LUIZ GORNSTEIN – Em 1989 você, o senador Edison Lobão e Marcondes Gadelha tentaram uma solução extrapartidária às vésperas da eleição para tirar o candidato Aureliano Chaves e colocar alguém de fora, ninguém menos que Sílvio Santos. Teria sido uma solução para o Brasil?

HUGO NAPOLEÃO – A ideia não foi de Edison Lobão, nem de Marcondes Gadelha, nem minha. Foi do próprio Aureliano Chaves. Isso foi registrado por Ricardo Noblat, em três ou quatro artigos que escreveu no “Jornal do Brasil” na época. Aureliano nos reuniu na casa do ministro João Alves Filho e disse: “Eu seria candidato se unisse o partido, tivesse o entusiasmo de Minas Gerais e se conseguisse angariar a simpatia popular. Os dois primeiros consegui razoavelmente, mas o terceiro não”. Então recomendou que fossem consultar Sílvio Santos, que aceitou. Foi candidato até que o TSE [Tribunal Superior Eleitoral] decidiu por unanimidade cancelar a candidatura, que estava ameaçando a de Fernando Collor de Mello, amplamente preferida.

ÁLVARO MORTARI – Não seria válido formar um colegiado de extrema competência para fazer a reforma política, sem a influência direta dos políticos? Outra questão: os mandatos não deveriam ser unificados? E a terceira pergunta é sobre a escolha do candidato. O senhor falou muito bem que faltam pessoas competentes para o Legislativo. Não seria válido termos uma espécie de exame, um vestibular, para que não houvesse candidatos analfabetos?

HUGO NAPOLEÃO – A ideia da comissão é válida, é boa, mas tudo terá de passar fatalmente pelo Legislativo. Quanto à coincidência das eleições, ela vem sendo defendida, porque hoje vota-se de dois em dois anos. Há quem seja favorável à eleição de quatro em quatro anos para tudo, mas outros acreditam que quanto mais eleições melhor para o país. Eu me incluo na primeira hipótese. Com relação à escolha, às vezes o candidato não está preparado, pode ser até praticamente analfabeto, mas é favorecido pela legislação. Isso é escolha popular. Se o povo quer, nos rendemos a isso.
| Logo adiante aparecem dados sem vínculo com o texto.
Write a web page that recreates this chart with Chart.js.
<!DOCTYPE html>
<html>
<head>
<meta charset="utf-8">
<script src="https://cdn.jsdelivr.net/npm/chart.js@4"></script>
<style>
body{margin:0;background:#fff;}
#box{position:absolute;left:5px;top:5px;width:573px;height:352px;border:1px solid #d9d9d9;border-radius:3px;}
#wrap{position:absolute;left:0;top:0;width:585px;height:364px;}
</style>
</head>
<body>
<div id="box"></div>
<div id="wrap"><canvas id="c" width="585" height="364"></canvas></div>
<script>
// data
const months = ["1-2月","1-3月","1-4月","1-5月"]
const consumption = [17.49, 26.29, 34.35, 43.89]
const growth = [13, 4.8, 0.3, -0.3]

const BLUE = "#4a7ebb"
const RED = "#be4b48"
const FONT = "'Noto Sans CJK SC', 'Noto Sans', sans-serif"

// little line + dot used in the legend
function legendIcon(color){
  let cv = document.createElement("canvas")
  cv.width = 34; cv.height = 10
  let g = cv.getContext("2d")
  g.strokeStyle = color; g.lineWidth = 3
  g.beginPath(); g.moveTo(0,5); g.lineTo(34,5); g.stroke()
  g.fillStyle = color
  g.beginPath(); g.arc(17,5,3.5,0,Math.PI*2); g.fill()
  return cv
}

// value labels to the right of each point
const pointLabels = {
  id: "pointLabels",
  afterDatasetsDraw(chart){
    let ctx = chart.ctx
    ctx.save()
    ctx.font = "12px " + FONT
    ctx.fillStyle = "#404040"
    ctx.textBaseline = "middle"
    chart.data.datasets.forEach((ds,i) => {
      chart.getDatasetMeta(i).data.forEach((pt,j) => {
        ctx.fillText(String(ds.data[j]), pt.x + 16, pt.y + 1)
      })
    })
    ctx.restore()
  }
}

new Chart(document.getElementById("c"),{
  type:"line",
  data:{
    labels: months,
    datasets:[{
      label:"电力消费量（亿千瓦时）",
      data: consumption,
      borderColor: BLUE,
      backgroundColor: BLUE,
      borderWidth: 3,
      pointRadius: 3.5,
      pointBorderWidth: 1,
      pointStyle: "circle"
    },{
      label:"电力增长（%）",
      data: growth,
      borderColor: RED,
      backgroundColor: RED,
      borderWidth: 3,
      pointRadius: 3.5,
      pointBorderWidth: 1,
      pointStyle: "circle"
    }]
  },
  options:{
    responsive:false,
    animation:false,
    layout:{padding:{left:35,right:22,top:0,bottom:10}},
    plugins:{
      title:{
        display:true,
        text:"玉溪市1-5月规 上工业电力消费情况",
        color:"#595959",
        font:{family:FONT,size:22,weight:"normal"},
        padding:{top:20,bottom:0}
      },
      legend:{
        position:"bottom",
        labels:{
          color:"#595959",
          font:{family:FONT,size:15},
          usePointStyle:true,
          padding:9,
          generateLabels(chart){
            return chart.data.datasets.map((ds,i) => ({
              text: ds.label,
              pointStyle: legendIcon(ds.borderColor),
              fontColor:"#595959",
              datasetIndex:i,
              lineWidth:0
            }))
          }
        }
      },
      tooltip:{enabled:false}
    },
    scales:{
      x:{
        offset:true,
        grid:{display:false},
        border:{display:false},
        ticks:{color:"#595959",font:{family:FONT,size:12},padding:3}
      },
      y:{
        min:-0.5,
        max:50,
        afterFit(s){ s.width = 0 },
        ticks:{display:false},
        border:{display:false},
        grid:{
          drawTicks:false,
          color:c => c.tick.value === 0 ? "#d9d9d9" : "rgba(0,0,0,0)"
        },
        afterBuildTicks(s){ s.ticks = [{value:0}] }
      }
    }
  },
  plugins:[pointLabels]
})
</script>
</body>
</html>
OZIRES SILVA – Vejo o Brasil como um país de diagnósticos, em que se discute tudo e ficamos sempre no meio do caminho. Há uma distância muito grande entre a vontade da sociedade e a classe política. O mundo hoje é dos valores agregados que estão crescendo no mercado internacional e o Brasil está tentando pagar tudo isso com suas riquezas naturais. Estamos nos atrasando e o mundo não espera ninguém. Não quero ser catastrófico, mas o pedido que deveríamos fazer às autoridades e a todas as instituições é que parem as discussões e busquem soluções. Até o Egito está caminhando nessa direção, como a África do Sul, Angola. O mundo não está esperando que haja clima para reforma no Brasil. É urgente. Não vamos conseguir pagar nossas contas apenas exportando riquezas naturais.
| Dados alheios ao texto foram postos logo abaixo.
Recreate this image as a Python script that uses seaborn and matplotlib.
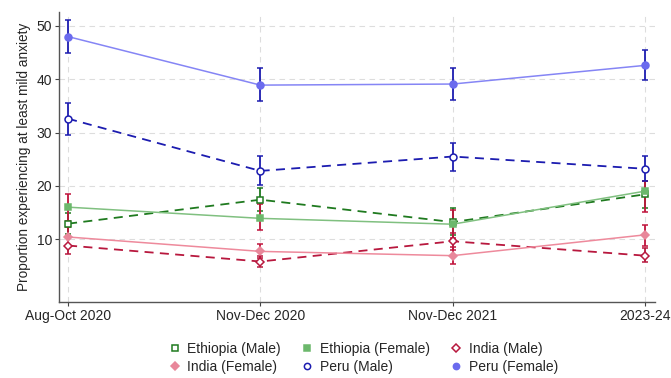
import numpy as np
import pandas as pd
import matplotlib
matplotlib.use("Agg")
import matplotlib.pyplot as plt
import seaborn as sns

# data
waves = ['Aug-Oct 2020', 'Nov-Dec 2020', 'Nov-Dec 2021', '2023-24']

eth_male = [12.9, 17.4, 13.2, 18.4]
eth_male_lo = [11.0, 15.3, 10.8, 15.9]
eth_male_hi = [14.9, 19.6, 15.9, 20.9]

eth_female = [16.0, 13.9, 12.8, 19.0]
eth_female_lo = [13.4, 11.7, 10.3, 15.1]
eth_female_hi = [18.5, 16.6, 15.5, 21.0]

ind_male = [8.8, 5.8, 9.6, 6.9]
ind_male_lo = [7.3, 4.8, 8.0, 5.7]
ind_male_hi = [10.4, 6.8, 11.1, 8.3]

ind_female = [10.4, 7.7, 6.9, 10.8]
ind_female_lo = [8.6, 6.4, 5.4, 8.7]
ind_female_hi = [12.3, 9.1, 8.5, 12.6]

peru_male = [32.6, 22.8, 25.5, 23.2]
peru_male_lo = [29.6, 20.1, 22.7, 20.9]
peru_male_hi = [35.5, 25.6, 28.1, 25.6]

peru_female = [48.0, 38.9, 39.1, 42.6]
peru_female_lo = [44.9, 35.9, 36.1, 39.8]
peru_female_hi = [51.1, 42.1, 42.1, 45.4]

sns.set_style("white")
plt.rcParams['font.family'] = ['Liberation Sans', 'DejaVu Sans']

fig = plt.figure(figsize=(6.71, 3.78), dpi=100)
ax = fig.add_axes([0.088, 0.201, 0.888, 0.767])

x = np.arange(len(waves))

# label, values, lo, hi, line colour, marker, face, dashed, errbar colour
series = [
    ('Ethiopia (Male)', eth_male, eth_male_lo, eth_male_hi, '#1f7a1f', 's', 'white', True, '#1f7a1f'),
    ('Ethiopia (Female)', eth_female, eth_female_lo, eth_female_hi, '#80c080', 's', '#6cb86c', False, '#c0143c'),
    ('India (Male)', ind_male, ind_male_lo, ind_male_hi, '#b8183e', 'D', 'white', True, '#b8183e'),
    ('India (Female)', ind_female, ind_female_lo, ind_female_hi, '#ee8a9c', 'D', '#e8879a', False, '#c0143c'),
    ('Peru (Male)', peru_male, peru_male_lo, peru_male_hi, '#1c1cb0', 'o', 'white', True, '#1c1cb0'),
    ('Peru (Female)', peru_female, peru_female_lo, peru_female_hi, '#8585f5', 'o', '#6b6bee', False, '#1c1cb0'),
]

handles = {}
for label, vals, lo, hi, col, mk, face, dashed, ecol in series:
    vals = np.array(vals)
    err = [vals - np.array(lo), np.array(hi) - vals]
    ax.errorbar(x, vals, yerr=err, fmt='none', ecolor=ecol, elinewidth=1.3,
                capsize=2.5, capthick=1.1, zorder=3)
    ms = 5 if mk != 'D' else 4.5
    sns.lineplot(x=x, y=vals, ax=ax, color=col, linewidth=1.3 if dashed else 1.1,
                 dashes=False, marker=mk, markersize=ms,
                 markerfacecolor=face, markeredgecolor=col if dashed else face,
                 markeredgewidth=1.1, zorder=4)
    if dashed:
        ax.lines[-1].set_linestyle((0, (5, 3.5)))
    handles[label] = plt.Line2D([], [], linestyle='none', marker=mk, markersize=ms - 0.5,
                                markerfacecolor=face,
                                markeredgecolor=col if dashed else face,
                                markeredgewidth=1.1)

ax.set_xlim(-0.047, 3.052)
ax.set_ylim(-1.8, 52.6)
ax.set_xticks(x)
ax.set_xticklabels(waves, fontsize=10)
ax.set_yticks([10, 20, 30, 40, 50])
ax.tick_params(axis='both', labelsize=10, length=3, width=0.8, color='#444444', direction='out', pad=2)
ax.tick_params(axis='x', bottom=True)
ax.tick_params(axis='y', left=True)
ax.set_ylabel('Proportion experiencing at least mild anxiety', fontsize=9.8)
ax.set_xlabel('')

ax.grid(True, color='#dddddd', linestyle=(0, (5, 4)), linewidth=0.8)
ax.set_axisbelow(True)
for s in ['top', 'right']:
    ax.spines[s].set_visible(False)
for s in ['left', 'bottom']:
    ax.spines[s].set_color('#555555')
    ax.spines[s].set_linewidth(1.0)

# legend is filled column-wise, reorder so rows read as in the original
order = ['Ethiopia (Male)', 'India (Female)', 'Ethiopia (Female)',
         'Peru (Male)', 'India (Male)', 'Peru (Female)']
fig.legend([handles[k] for k in order], order, loc='lower center',
           bbox_to_anchor=(0.54, -0.022), ncol=3, frameon=False, fontsize=10,
           handletextpad=0.3, columnspacing=1.3, labelspacing=0.25, handlelength=1.2)

fig.savefig('out.png', dpi=100)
HUGO NAPOLEÃO – De fato o que está faltando é compromisso com a nação. Temos de fazer a reforma, temos de forçar o clima para isso.

JOSEF BARAT – A insegurança que o país vive decorre hoje até de um conflito aberto entre os poderes. Faz parte da democracia a turbulência, mas não a desmoralização persistente do Judiciário e do Legislativo. Não que eles não façam por onde, mas é como se o Executivo colocasse toda a culpa das mazelas do país nesses dois poderes, eximindo-se da responsabilidade. Como é que você vê esse ambiente?
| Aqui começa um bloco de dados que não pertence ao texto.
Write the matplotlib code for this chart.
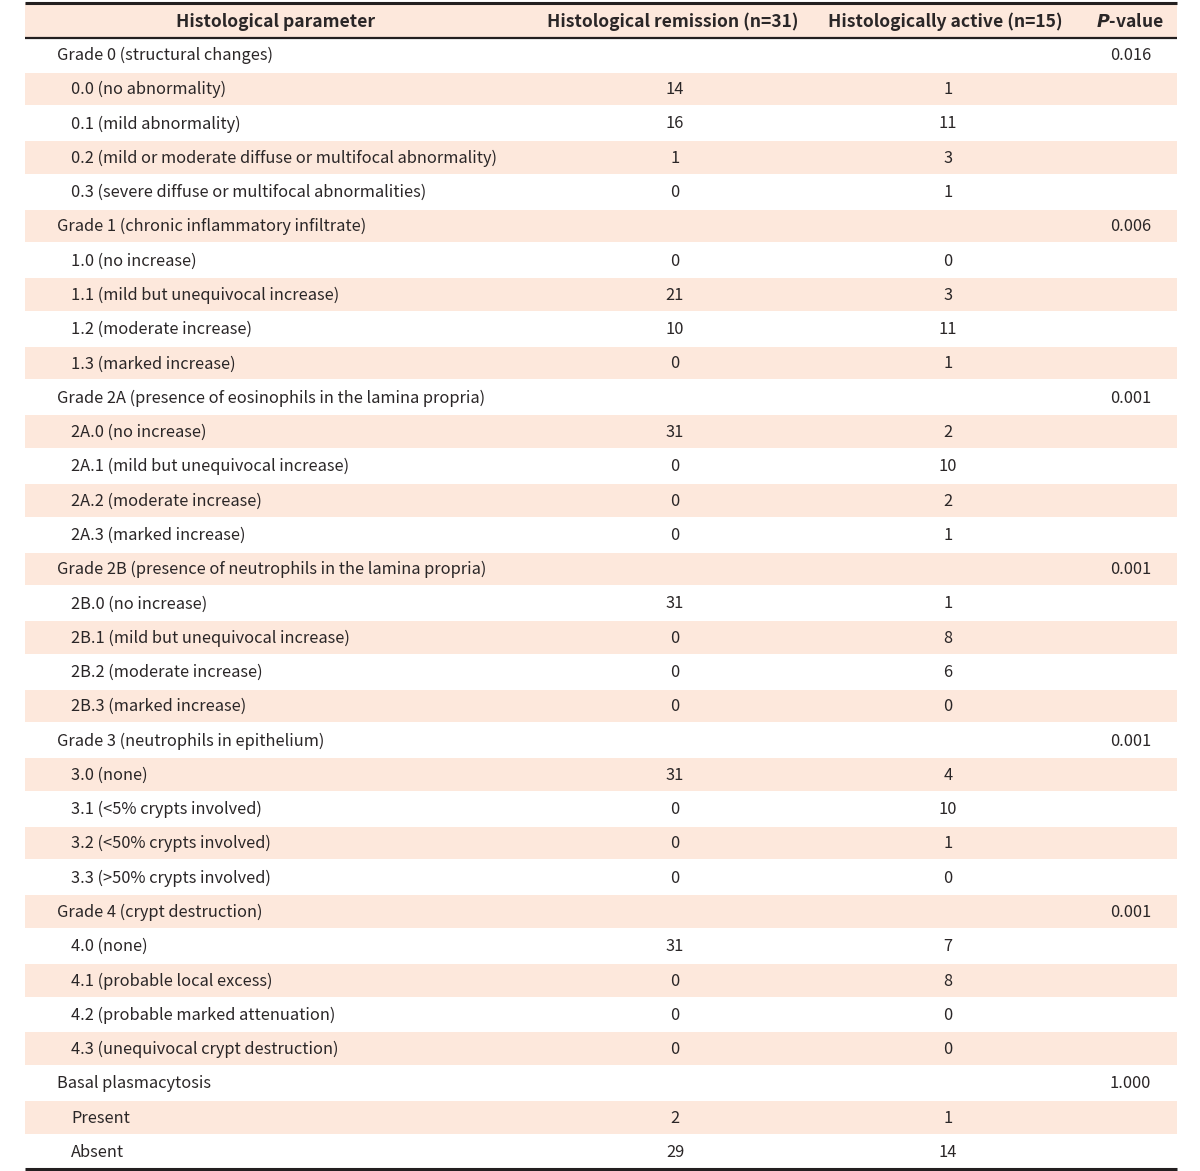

HUGO NAPOLEÃO – Preocupante. Há um trabalho de Marco Maciel que mostra o relacionamento entre o Executivo e o Legislativo. Enquanto o primeiro debita ao Congresso a lentidão no complexo sistema de tomada de decisões, o segundo reclama do Executivo o uso imoderado e abusivo das medidas provisórias. O próprio Judiciário está legislando, suprindo aquilo que o Legislativo não vem fazendo. Vejo de maneira preocupante um Executivo cada vez mais senhor das ações.

MOACYR VAZ GUIMARÃES – Com referência às propostas atuais de reforma, sem considerar o mérito, sinto que têm sido inspiradas talvez em François de Malherbe, que cantou em verso a curta duração das rosas. Os projetos têm vida enquanto figuram no noticiário, depois são esquecidos e tudo volta ao ponto morto. Foi o que ocorreu com a reforma tributária, por exemplo. Tudo vai continuar como está.

ZEVI GHIVELDER – A lista fechada é característica do regime parlamentarista. É muito difícil conciliá-la com o presidencialismo. Num regime como o nosso e com o panorama atual dos partidos brasileiros, imaginem a briga de foice se tivéssemos de fazer uma lista fechada.

HUGO NAPOLEÃO – Sou presidencialista e concordo plenamente que a lista fechada é mais adequada ao parlamentarismo.